The mother began her marriage as a naive young woman who thought she was being courted for herself; eventually she came to realise the writer only married her in order to have the two children. He and she live under the same roof, but share little more than occasional passing conversations.
After the writer's death, however, we begin to learn some odd things about him: he wasn't who he said he was, for one thing. It seems as though he took on someone else's name as a young man and created a new background for himself. Finding out why he did this, and what his real background was, is the substance of the book.
One of the daughters, Sarah, does a good deal of the detective work - mostly unwillingly - and alongside this we read about the information the mother has garnered over the years. This information comes to us from a different quarter of the book, as it were; the two areas remain mostly separate just as the two characters do.

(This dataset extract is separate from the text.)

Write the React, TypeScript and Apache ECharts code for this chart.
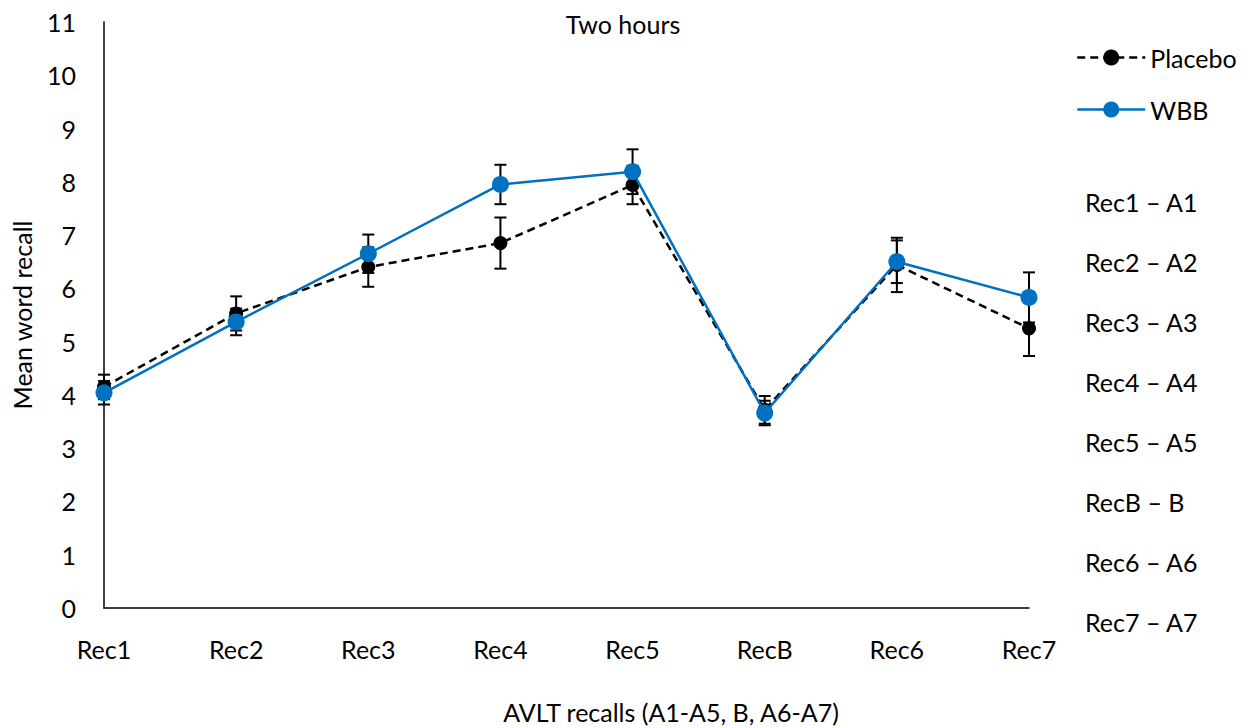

This isn't a murder mystery, as a Rendell book would have been - although there is a murder in the story's background. It's a story of a man trying to work out his salvation on his own, and not succeeding. In the process he almost destroys his wife, turns his daughters into arrogant snobs, and snubs his "friends." Friends is a loose word in this context, as most of them are either syncophants or people who can't understand the abuse they're receiving.
Sarah also has a very odd relationship with a young man which consists of them insulting each other in public to the dismay of their friends and then making made passionate love as soon as they're alone.
I doubt that this is a book that would appeal to everyone; the writing is good (though occasionally I had to re-read paragraphs to actually understand who was saying what) and the switching between various characters and the constant adding of layers to the writer's personality is intriguing.